Warnock set about installing the golden characteristic that everybody looks for upon reaching the Promised Land, that of “Premier League experience”, it is vital to the goal of staying up they say. So why not, he had the money to do it. In came a total of thirteen players, including Sunderland’s Anton Ferdinand, Arsenal’s Armand Traore, Aston Villa’s Luke Young, Jay Bothroyd was signed on a free after a prolific season with Cardiff, Shaun Wright-Phillips was rescued from the scrapheap at Manchester City and even Newcastle’s high maintenance midfielder Joey Barton had tapped into the bright plan, signing on a  free. QPR appeared to have boxed-clever with their arrivals, a number of players who had been situated within the top tier, to add to a nucleus of an already successful squad, for a non-significant outlay, Wright-Phillips was their “marquee” signing on a paltry £3.9 million.

Out of the other door however, exited eighteen players in what was in essence, a dramatic squad overhaul, highlighted by the fact that only four players survived from QPR’s final match in the promotion winning campaign, a 1-2 home defeat to Leeds, to play the opening fixture of this season, the 0-4 home defeat to Bolton. Such instability didn’t take long to take effect. They started off well enough, of their current 22 point tally, 12 were garnered in the opening ten games, including a home win over Chelsea. However, the results quickly fell away, two winless months passed between November and January, and so did the football, Fernandes seeing fit to vox-popular fan opinion on Warnock leading to his eventual sacking and appointment of Hughes, after a dismal 1-2 home defeat to Norwich, a side who had gone up with QPR in the summer.

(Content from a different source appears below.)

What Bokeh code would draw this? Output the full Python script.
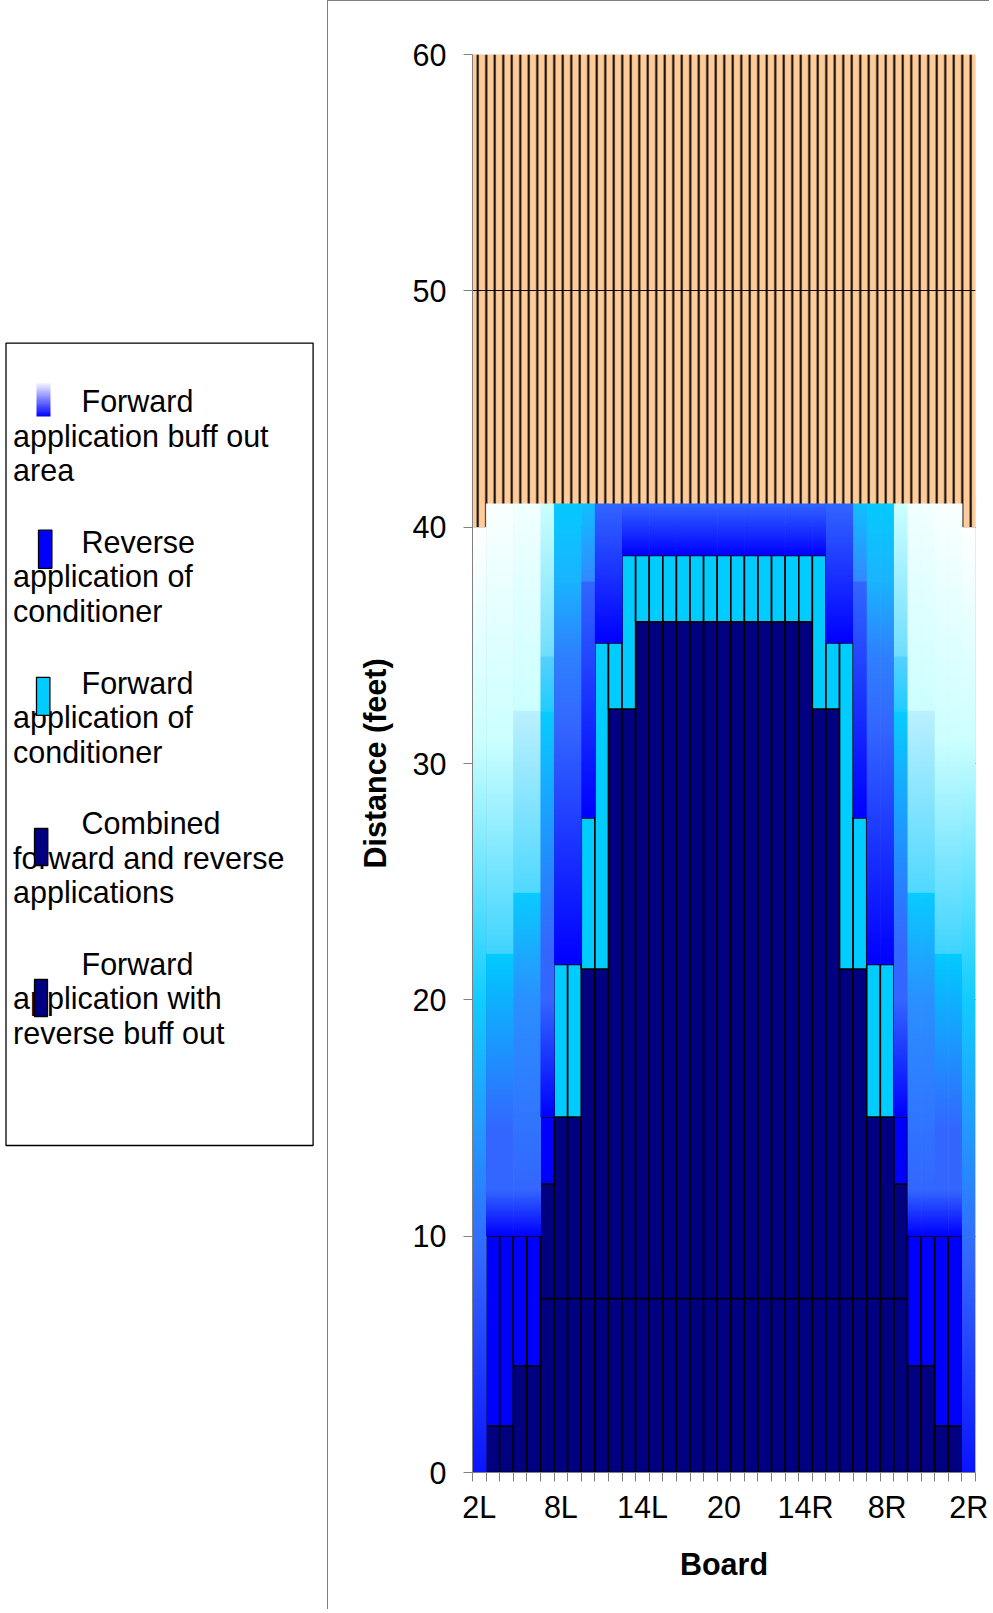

 Fast forward eight matches, the duration of Hughes’ stewardship, and things don’t look any brighter. Only a further five points have been taken, drawing them into a six team relegation battle with murmurs that as a result of the summer’s scatter-gun transfer policy, the club will hit troubled financial times if they return to the second tier. According to the Mirror, the wage bill was drummed so high that the accounts may implode if they have to settle for Championship football. Joey Barton is sitting on £80,000 a week according to the media while Nedum Onouha, a January signing from Manchester City, is rumoured to be on £60,000.

 When QPR did splash out or transfers in January, bringing in strike-duo Bobby Zamora and Djibril Cisse for a total of £9 million to pull them away from any trouble, Zamora was believed to have signed a £90,000 a week deal to lure him away from Fulham. In keeping with modern football’s fashion for gigantic wage bills against any crux of business logic, they have also, reportedly, failed to insert any relegation clauses into playing contracts as Fernandes desperately panicked to reputed personnel in the face of impending adversity, raising the likelihood of £80k a week players in the second tier, a replication of Newcastle’s financial storm of 2009 when they became the last club to gamble with the wage bill so grotesquely against an unexpected relegation.

Of course, Fernandes will do well to look at the examples set by 11th placed Swansea and 12th placed Norwich who sit comfortably away from any threat of relegation after a summer of astute business, acquiring a nucleus of young, ambitious players from lower leagues who will perform well alongside simultaneously pleasing the bank balance. But of course, it’s looking too late for that now as the arms of the Football League look set to grasp QPR and drag them back into the possible financial peril that had nearly sent them into oblivion in the era pre-Briatore. Only one situation tends to occur when a wealthy, naïve owner marries a new, ambitious club and when it is done wrongly, it isn’t pretty and the club usually ends up paying for it, in more ways than one. The rollercoaster ride of the Four Your Plan shows no sign of stopping for QPR.